Dynamical generation and detection of entanglement in neutral leviton pairs
David Dasenbrook, Christian Flindt

TL;DR
This paper demonstrates that current cross-correlation measurements in an electronic Mach-Zehnder interferometer can effectively detect entanglement between electron-hole pairs, even under realistic experimental conditions.
Contribution
It introduces a method to detect electron-hole entanglement via current correlations, overcoming previous limitations due to particle number conservation.
Findings
Robust witness of electron-hole entanglement using current cross-correlations.
Entangled neutral excitations generated by periodic modulation of a quantum point contact.

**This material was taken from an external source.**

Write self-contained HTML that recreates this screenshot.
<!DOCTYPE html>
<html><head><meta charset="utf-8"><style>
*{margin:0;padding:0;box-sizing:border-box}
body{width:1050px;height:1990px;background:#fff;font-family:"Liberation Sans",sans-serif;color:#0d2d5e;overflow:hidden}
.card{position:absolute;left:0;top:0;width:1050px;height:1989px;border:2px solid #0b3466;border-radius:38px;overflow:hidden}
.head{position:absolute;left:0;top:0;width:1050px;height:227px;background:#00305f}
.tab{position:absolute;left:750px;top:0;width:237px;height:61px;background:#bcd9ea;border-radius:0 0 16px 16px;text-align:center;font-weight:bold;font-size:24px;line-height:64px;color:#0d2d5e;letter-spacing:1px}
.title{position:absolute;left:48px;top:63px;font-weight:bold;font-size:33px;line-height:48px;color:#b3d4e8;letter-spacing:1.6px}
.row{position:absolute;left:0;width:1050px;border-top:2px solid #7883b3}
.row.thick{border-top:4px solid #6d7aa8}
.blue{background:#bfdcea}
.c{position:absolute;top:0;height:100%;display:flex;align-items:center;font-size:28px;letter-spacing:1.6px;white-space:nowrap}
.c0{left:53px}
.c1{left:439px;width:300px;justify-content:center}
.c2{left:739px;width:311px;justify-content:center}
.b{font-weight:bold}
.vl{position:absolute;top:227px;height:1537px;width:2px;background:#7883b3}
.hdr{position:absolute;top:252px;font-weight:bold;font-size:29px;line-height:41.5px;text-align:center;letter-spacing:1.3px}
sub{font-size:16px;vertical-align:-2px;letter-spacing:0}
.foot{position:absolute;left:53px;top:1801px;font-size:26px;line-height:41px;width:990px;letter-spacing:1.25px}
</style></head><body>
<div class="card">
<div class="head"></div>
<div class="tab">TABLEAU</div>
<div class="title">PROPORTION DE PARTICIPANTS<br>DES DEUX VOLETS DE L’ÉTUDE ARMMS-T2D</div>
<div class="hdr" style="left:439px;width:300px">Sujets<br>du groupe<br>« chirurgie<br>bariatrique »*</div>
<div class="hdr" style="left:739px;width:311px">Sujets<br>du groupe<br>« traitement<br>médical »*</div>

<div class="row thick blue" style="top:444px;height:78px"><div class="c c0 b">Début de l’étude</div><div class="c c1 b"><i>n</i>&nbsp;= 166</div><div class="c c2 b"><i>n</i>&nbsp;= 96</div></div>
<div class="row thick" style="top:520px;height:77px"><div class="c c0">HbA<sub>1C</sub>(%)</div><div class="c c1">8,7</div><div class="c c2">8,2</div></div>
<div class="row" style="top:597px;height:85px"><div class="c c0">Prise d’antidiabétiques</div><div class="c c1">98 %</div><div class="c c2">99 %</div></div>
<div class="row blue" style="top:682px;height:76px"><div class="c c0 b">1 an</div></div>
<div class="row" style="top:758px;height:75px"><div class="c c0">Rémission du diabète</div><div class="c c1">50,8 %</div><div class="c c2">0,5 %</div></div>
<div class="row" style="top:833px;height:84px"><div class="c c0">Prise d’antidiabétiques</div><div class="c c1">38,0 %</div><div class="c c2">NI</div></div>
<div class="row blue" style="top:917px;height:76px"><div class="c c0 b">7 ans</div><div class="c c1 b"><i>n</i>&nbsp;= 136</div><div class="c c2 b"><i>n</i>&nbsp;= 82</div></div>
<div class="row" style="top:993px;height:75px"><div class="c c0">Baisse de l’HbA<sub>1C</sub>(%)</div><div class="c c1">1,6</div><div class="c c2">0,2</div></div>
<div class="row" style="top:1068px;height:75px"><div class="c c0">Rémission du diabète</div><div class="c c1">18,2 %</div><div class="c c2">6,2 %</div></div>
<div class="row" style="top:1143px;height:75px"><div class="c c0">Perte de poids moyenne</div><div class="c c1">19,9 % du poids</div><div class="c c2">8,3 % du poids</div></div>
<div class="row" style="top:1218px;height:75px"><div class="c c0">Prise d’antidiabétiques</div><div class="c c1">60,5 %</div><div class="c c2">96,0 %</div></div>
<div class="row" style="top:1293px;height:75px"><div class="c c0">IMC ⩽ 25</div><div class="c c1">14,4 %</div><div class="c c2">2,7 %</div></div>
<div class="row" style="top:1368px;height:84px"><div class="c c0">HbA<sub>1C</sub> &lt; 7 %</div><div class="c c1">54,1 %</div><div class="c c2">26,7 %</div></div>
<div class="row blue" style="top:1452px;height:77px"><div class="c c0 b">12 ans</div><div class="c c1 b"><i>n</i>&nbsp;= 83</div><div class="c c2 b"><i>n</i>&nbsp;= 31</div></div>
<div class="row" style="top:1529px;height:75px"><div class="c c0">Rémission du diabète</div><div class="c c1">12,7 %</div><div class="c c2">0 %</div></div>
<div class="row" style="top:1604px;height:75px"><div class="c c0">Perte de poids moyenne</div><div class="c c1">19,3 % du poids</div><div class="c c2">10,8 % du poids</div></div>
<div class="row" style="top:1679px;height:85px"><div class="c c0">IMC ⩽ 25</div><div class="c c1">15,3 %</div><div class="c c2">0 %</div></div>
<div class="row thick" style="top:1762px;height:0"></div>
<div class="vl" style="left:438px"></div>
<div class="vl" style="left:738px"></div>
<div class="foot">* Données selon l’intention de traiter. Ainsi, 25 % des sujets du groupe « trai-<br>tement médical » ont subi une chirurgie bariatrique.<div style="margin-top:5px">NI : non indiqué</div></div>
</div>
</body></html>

Analysis of finite temperature and dephasing effects on entanglement detection.
Abstract
The entanglement of coherently split electron-hole pairs in an electronic conductor is typically not considered accessible due to particle number conservation and fermionic super-selection rules. We demonstrate here that current cross-correlation measurements at the outputs of an electronic Mach-Zehnder interferometer can nevertheless provide a robust witness of electron-hole entanglement. Specifically, we consider neutral excitations generated by modulating the transmission of an unbiased quantum point contact periodically in time. For an optimized modulation profile, an entangled state with one positively-charged leviton (a hole) and one negatively-charged leviton (an electron) gets delocalized over the two paths of the interferometer and is detected at the output arms. We evaluate the influence of finite electronic temperatures and dephasing corresponding to recent experiments.